BEGIN

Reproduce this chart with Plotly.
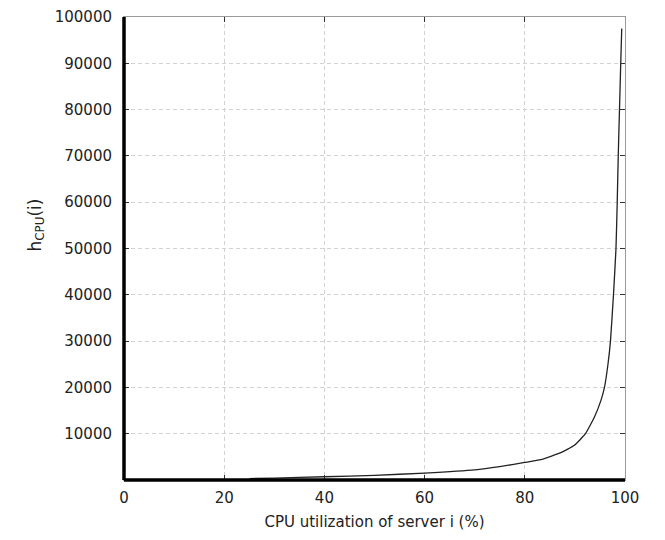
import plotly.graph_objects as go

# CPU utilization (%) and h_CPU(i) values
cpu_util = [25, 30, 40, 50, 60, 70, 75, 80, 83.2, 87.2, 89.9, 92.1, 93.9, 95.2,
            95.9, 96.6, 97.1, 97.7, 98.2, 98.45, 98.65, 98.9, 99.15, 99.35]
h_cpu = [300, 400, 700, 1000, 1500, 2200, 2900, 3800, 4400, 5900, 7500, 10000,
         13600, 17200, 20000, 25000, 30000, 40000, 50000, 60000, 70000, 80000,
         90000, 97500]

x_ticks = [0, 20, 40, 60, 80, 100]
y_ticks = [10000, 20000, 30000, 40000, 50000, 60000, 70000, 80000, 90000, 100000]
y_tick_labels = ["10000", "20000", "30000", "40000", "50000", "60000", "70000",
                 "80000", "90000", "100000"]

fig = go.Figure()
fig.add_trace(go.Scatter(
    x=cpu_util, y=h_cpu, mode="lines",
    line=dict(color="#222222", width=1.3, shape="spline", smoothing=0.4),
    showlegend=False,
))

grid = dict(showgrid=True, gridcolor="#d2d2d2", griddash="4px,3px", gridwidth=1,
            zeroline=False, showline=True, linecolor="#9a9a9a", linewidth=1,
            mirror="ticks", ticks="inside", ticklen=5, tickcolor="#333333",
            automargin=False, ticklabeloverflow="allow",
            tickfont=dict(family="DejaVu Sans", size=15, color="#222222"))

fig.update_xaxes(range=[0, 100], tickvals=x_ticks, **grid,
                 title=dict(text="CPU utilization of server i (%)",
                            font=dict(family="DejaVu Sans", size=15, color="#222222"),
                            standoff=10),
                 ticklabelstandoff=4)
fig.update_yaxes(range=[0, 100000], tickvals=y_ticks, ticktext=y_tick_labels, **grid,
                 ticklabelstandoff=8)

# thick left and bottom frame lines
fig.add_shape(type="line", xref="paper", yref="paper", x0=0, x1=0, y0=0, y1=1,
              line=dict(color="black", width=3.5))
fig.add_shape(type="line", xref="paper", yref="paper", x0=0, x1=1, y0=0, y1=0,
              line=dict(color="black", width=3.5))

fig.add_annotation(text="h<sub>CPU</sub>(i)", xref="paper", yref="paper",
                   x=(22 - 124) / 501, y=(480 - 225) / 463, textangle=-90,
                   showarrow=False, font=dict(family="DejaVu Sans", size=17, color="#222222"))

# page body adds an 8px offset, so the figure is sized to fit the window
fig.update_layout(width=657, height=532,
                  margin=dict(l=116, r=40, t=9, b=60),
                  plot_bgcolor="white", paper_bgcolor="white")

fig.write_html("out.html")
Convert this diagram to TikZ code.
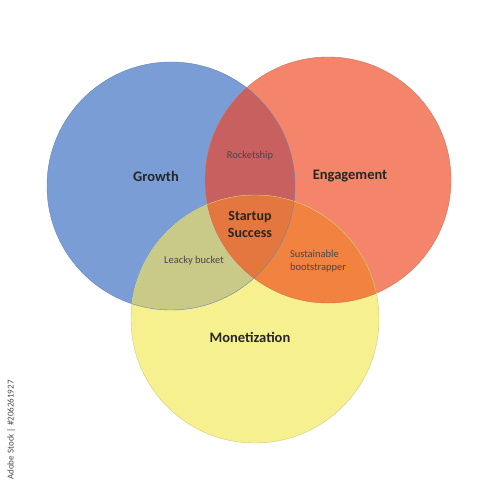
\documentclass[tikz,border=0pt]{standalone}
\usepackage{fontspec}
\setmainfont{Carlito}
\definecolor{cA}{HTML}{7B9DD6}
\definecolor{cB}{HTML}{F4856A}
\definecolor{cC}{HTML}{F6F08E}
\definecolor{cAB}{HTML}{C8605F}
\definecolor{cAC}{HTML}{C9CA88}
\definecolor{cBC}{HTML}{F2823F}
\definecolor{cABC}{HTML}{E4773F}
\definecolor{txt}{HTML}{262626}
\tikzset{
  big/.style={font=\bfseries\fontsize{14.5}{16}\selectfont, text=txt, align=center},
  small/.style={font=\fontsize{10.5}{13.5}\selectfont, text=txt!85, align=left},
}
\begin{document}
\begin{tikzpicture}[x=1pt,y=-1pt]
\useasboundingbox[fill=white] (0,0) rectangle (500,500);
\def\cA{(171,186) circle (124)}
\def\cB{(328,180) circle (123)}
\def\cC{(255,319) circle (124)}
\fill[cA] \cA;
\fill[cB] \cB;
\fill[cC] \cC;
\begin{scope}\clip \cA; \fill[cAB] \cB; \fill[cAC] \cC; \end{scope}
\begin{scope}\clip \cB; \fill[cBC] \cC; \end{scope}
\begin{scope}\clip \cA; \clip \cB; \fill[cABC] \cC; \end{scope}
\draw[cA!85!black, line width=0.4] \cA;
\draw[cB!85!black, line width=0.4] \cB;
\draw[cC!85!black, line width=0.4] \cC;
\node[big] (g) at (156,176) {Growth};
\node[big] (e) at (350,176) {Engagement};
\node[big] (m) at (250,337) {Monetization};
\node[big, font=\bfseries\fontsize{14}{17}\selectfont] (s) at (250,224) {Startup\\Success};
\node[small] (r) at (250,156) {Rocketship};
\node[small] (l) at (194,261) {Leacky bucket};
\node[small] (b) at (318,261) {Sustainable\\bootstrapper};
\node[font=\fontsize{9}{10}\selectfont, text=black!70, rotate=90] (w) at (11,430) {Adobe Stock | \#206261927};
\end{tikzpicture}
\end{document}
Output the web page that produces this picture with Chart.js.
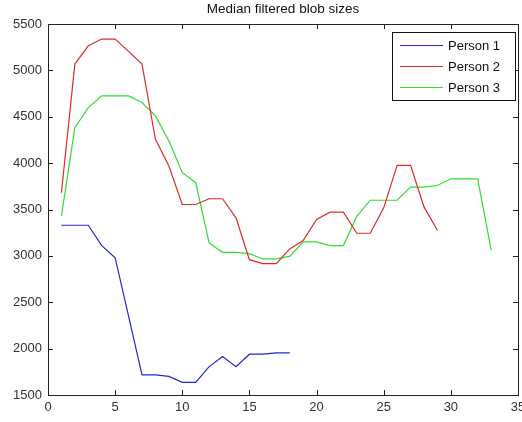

END

== What is expected ==
Only the lines from the start of the material through the line containing "import plotly.graph_objects as go" should be transcribed. Pictures stay out.

== The answer ==
Reproduce this chart with Plotly.
import plotly.graph_objects as go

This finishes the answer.